Their only option? Really? Their collective backs are against the wall? Does this mean their company is about to fail and their shareholders are at their throats? I mean, I’m just thinking of that $400,000 profit per employee, now. And the fact that they’re reaping the tax benefits of being an American corporation although they are not one, and have been reaping these for quite some time. And that their top level employees—their actual, rather than virtual American employees—have been enjoying the American lifestyle at the top of the food chain over here. I’m just not so clear on what Apple means by “their only option”.
Couldn’t some of that $400,000 per employee have been shaved off to go into apprenticeships to talented highschool and college students here? In America? Or even untalented ones who tested well for the vocational/industrial aptitude skills needed to run efficient Apple factories here?
Could it be that this is your “only option” if your company’s only motivation is profit untempered by morals, and you have no scruples about eating the hand that is allowing you to feed upon it?
“One former executive described how the company relied upon a Chinese factory to revamp iPhone manufacturing just weeks before the device was due on shelves. Apple had redesigned the iPhone’s screen at the last minute, forcing an assembly line overhaul.
Said an Apple executive: “The speed and flexibility is breathtaking…There’s no American plant that can match that.”

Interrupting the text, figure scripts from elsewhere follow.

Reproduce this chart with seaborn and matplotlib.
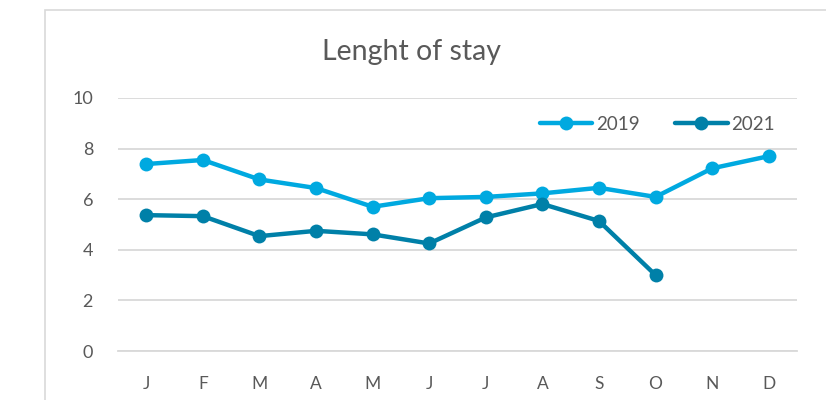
import matplotlib
matplotlib.use("Agg")
import matplotlib.pyplot as plt
import seaborn as sns
import pandas as pd
import numpy as np
from matplotlib.patches import Rectangle
from matplotlib.lines import Line2D

months = ["J", "F", "M", "A", "M", "J", "J", "A", "S", "O", "N", "D"]
stay_2019 = [7.39, 7.55, 6.78, 6.44, 5.70, 6.04, 6.09, 6.23, 6.45, 6.09, 7.22, 7.70]
stay_2021 = [5.37, 5.33, 4.54, 4.75, 4.61, 4.25, 5.28, 5.81, 5.14, 3.00, np.nan, np.nan]
series = ["2019", "2021"]
colors = ["#00A9E0", "#0080A8"]

sns.set_theme(style="white")
plt.rcParams['font.family'] = ['Lato', 'DejaVu Sans']

idx = np.arange(len(months))
df = pd.DataFrame({
    "x": np.concatenate([idx, idx]),
    "value": stay_2019 + stay_2021,
    "year": [series[0]] * len(months) + [series[1]] * len(months),
})

fig = plt.figure(figsize=(8.26, 4.0), dpi=100)
ax = fig.add_axes([118/826, 1 - 351/400, (797 - 118)/826, (351 - 98)/400])

fig.patches.append(Rectangle((45/826, -0.1), 1.2, 1 - 10/400 + 0.1, transform=fig.transFigure,
                             fill=False, edgecolor="#D9D9D9", linewidth=1.2))

sns.lineplot(data=df.dropna(), x="x", y="value", hue="year", palette=colors,
             marker="o", markersize=10, markeredgewidth=0, linewidth=3.2,
             ax=ax, legend=False, sort=False)

ax.set_xlim(-0.5, 11.5)
ax.set_ylim(0, 10)
ax.set_yticks([0, 2, 4, 6, 8, 10])
ax.set_xticks(idx)
ax.set_xticklabels(months)
ax.set_xticks(np.arange(-0.5, 12, 1), minor=True)
ax.tick_params(axis="x", which="major", length=0, pad=18, labelsize=12.5, colors="#595959")
ax.tick_params(axis="x", which="minor", length=5, width=1.2, color="#D0D0D0", direction="out")
ax.tick_params(axis="y", length=0, pad=18, labelsize=13, colors="#595959")
ax.set_xlabel("")
ax.set_ylabel("")
ax.grid(axis="y", color="#D9D9D9", linewidth=1.3)
ax.set_axisbelow(True)
for s in ["top", "right", "left"]:
    ax.spines[s].set_visible(False)
ax.spines["bottom"].set_color("#D9D9D9")
ax.spines["bottom"].set_linewidth(1.3)

handles = [Line2D([0], [0], color=c, linewidth=3.2, marker="o", markersize=10, markeredgewidth=0)
           for c in colors]
leg = ax.legend(handles, series, ncol=2, loc="center right",
                bbox_to_anchor=(775/826, 1 - 124/400), bbox_transform=fig.transFigure,
                frameon=False, fontsize=13.5, handlelength=2.8, handletextpad=0.2,
                columnspacing=1.9, borderaxespad=0, borderpad=0)
for t in leg.get_texts():
    t.set_color("#595959")

fig.text(412/826, 1 - 52/400, "Lenght of stay", ha="center", va="center",
         fontsize=20.5, color="#595959")

fig.savefig("out.png", dpi=100)
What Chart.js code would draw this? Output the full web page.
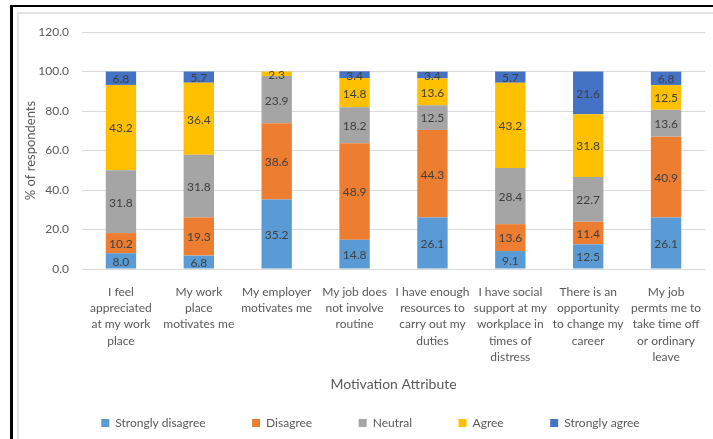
<!DOCTYPE html>
<html>
<head>
<meta charset="utf-8">
<script src="https://cdn.jsdelivr.net/npm/chart.js@4.4.0/dist/chart.umd.min.js"></script>
<style>
  body { margin: 0; background: #fff; }
  #wrap { position: relative; width: 713px; height: 439px; }
  .frame { position: absolute; right: 0; bottom: 0; pointer-events: none; }
  #outer { left: 10px; top: 5px; border-left: 3px solid #000; border-top: 2px solid #000; }
  #inner { left: 17px; top: 12px; border-left: 2px solid #e3e3e3; border-top: 2px solid #e3e3e3; }
</style>
</head>
<body>
<div id="wrap">
  <canvas id="chart"></canvas>
  <div class="frame" id="outer"></div>
  <div class="frame" id="inner"></div>
</div>
<script>
const categories = [
  ['I feel', 'appreciated', 'at my work', 'place'],
  ['My work', 'place', 'motivates me'],
  ['My employer', 'motivates me'],
  ['My job does', 'not involve', 'routine'],
  ['I have enough', 'resources to', 'carry out my', 'duties'],
  ['I have social', 'support at my', 'workplace in', 'times of', 'distress'],
  ['There is an', 'opportunity', 'to change my', 'career'],
  ['My job', 'permts me to', 'take time off', 'or ordinary', 'leave']
];
const stronglyDisagree = [8.0, 6.8, 35.2, 14.8, 26.1, 9.1, 12.5, 26.1];
const disagree         = [10.2, 19.3, 38.6, 48.9, 44.3, 13.6, 11.4, 40.9];
const neutral          = [31.8, 31.8, 23.9, 18.2, 12.5, 28.4, 22.7, 13.6];
const agree            = [43.2, 36.4, 2.3, 14.8, 13.6, 43.2, 31.8, 12.5];
const stronglyAgree    = [6.8, 5.7, 0, 3.4, 3.4, 5.7, 21.6, 6.8];
const yMin = 0, yMax = 120, yStep = 20;

const FONT = 'Lato, "Open Sans", sans-serif';

// writes the value in the middle of every segment
const segmentLabels = {
  id: 'segmentLabels',
  afterDatasetsDraw(chart) {
    const ctx = chart.ctx;
    ctx.save();
    ctx.font = '12px ' + FONT;
    ctx.fillStyle = '#404040';
    ctx.textAlign = 'center';
    ctx.textBaseline = 'middle';
    chart.data.datasets.forEach((ds, i) => {
      const meta = chart.getDatasetMeta(i);
      meta.data.forEach((bar, j) => {
        const v = ds.data[j];
        if (!v) return;
        ctx.fillText(v.toFixed(1), bar.x, (bar.y + bar.base) / 2 + 1);
      });
    });
    ctx.restore();
  }
};

function ds(label, data, color) {
  return { label, data, backgroundColor: color, borderWidth: 0 };
}

new Chart(document.getElementById('chart'), {
  type: 'bar',
  data: {
    labels: categories,
    datasets: [
      ds('Strongly disagree', stronglyDisagree, '#5B9BD5'),
      ds('Disagree', disagree, '#ED7D31'),
      ds('Neutral', neutral, '#A5A5A5'),
      ds('Agree', agree, '#FFC000'),
      ds('Strongly agree', stronglyAgree, '#4472C4')
    ]
  },
  options: {
    responsive: true,
    maintainAspectRatio: false,
    animation: false,
    datasets: { bar: { categoryPercentage: 1, barPercentage: 0.39 } },
    layout: { padding: { top: 32, left: 36, right: 8, bottom: 0 } },
    plugins: {
      tooltip: { enabled: false },
      legend: {
        position: 'bottom',
        labels: {
          boxWidth: 8,
          boxHeight: 8,
          padding: 12,
          color: '#595959',
          font: { family: FONT, size: 12 },
          generateLabels(chart) {
            const items = Chart.defaults.plugins.legend.labels.generateLabels(chart);
            items.forEach((it, i) => { if (i < items.length - 1) it.text += '\u2003\u2003\u2003\u2002\u2009'; });
            return items;
          }
        }
      }
    },
    scales: {
      x: {
        stacked: true,
        grid: { display: false },
        border: { display: false },
        ticks: {
          color: '#595959',
          padding: 7,
          maxRotation: 0,
          autoSkip: false,
          font: { family: FONT, size: 12, lineHeight: 1.35 }
        },
        title: {
          display: true,
          text: 'Motivation Attribute',
          color: '#595959',
          font: { family: FONT, size: 14 },
          padding: { top: 4, bottom: 12 }
        },
        afterFit(scale) { scale.height = 136; }
      },
      y: {
        stacked: true,
        min: yMin,
        max: yMax,
        border: { display: false },
        grid: { color: '#d9d9d9', drawTicks: false },
        ticks: {
          stepSize: yStep,
          padding: 13,
          color: '#595959',
          font: { family: FONT, size: 12 },
          callback: v => Number(v).toFixed(1)
        },
        title: {
          display: true,
          text: '% of respondents',
          color: '#595959',
          font: { family: FONT, size: 13 },
          padding: { top: -13, bottom: 0 }
        },
        afterFit(scale) { scale.width = 46; }
      }
    }
  },
  plugins: [segmentLabels]
});
</script>
</body>
</html>
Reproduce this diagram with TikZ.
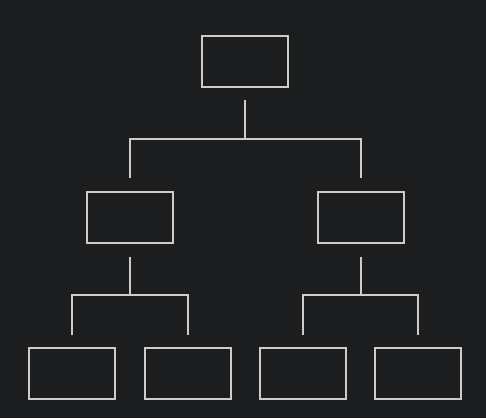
\documentclass[tikz,border=0pt]{standalone}
\definecolor{bg}{RGB}{28,29,31}
\definecolor{ln}{RGB}{204,204,200}
\begin{document}
\begin{tikzpicture}[x=1pt,y=1pt,
  box/.style={draw=ln,line width=2pt,minimum width=86pt,minimum height=51pt,inner sep=0pt},
  conn/.style={draw=ln,line width=2pt}]
\fill[bg] (0,0) rectangle (486,418);
\useasboundingbox (0,0) rectangle (486,418);
\node[box] (top) at (245,356.5) {};
\node[box] (ml) at (130,201) {};
\node[box] (mr) at (360.5,201) {};
\node[box] (b1) at (72,44.5) {};
\node[box] (b2) at (187.5,44.5) {};
\node[box] (b3) at (302.5,44.5) {};
\node[box] (b4) at (418,44.5) {};
\coordinate (j0) at (245,279);
\coordinate (j1) at (130,123);
\coordinate (j2) at (360.5,123);
\draw[conn] ([yshift=-12pt]top.south) -- (j0);
\draw[conn] ([yshift=13pt]ml.north) |- (j0) -| ([yshift=13pt]mr.north);
\draw[conn] ([yshift=-13pt]ml.south) -- (j1);
\draw[conn] ([yshift=12pt]b1.north) |- (j1) -| ([yshift=12pt]b2.north);
\draw[conn] ([yshift=-13pt]mr.south) -- (j2);
\draw[conn] ([yshift=12pt]b3.north) |- (j2) -| ([yshift=12pt]b4.north);
\end{tikzpicture}
\end{document}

So, let me get this really clear:
Apple has taken its firm back to the days of the great robber-baron industrialists, with company dormitories, and the 12-hour workday—and Apple is proud of it. Boasting about it: How they can depend upon being able to roust their human machines from their Company beds in the middle of the night and prime these pumps for a 12-hour run with just hot tea and a cracker. How is a real human being to respond? Let me try:
None of the top-echelon Apple employees would consider this to be appropriate treatment for an adult child of their own, or anyone else they cared about. The fact that they consider it perfectly acceptable treatment for brown-skinned foreigners whom they never intend to see is dashed disturbing. (Oh, but it’s perfectly all right, because a higher standard of living is brought to those they serve–perhaps like the British served the Indians?)
At the end of the NYT article was this:
“Companies once felt an obligation to support American workers, even when it wasn’t the best financial choice,” said Betsey Stevenson, the chief economist at the Labor Department until last September. “That’s disappeared. Profits and efficiency have trumped generosity.”
WHOAA!!! This is the department that is supposed to be helping American workers??!! Betsey’s viewpoint comes through as skewed toward the business end. She refers to Company dormitories, and tea and cracker fuel, as “efficiency”. She considers normal humane treatment of employees to be “generosity”. I’m sure she’s a very lovely person, but she has been working with the barons too long. Probably without her being aware of it, their perspective has polluted her thinking.
Apparently, google and Wikipedia also need re-education. The Wikipedia entry for “robber baron” is entitled “robber baron (industrialist)”. And if you enter “robber barons” into google’s search box, google asks you if want “robber barons or captains of industry”.
We should be far past the days when we had cause to consider all these terms equivalent.
2014-03–Deleted an entire paragraph. Post was too nerdy wordy.
2014-02–Replaced an illustration that had been removed from the web.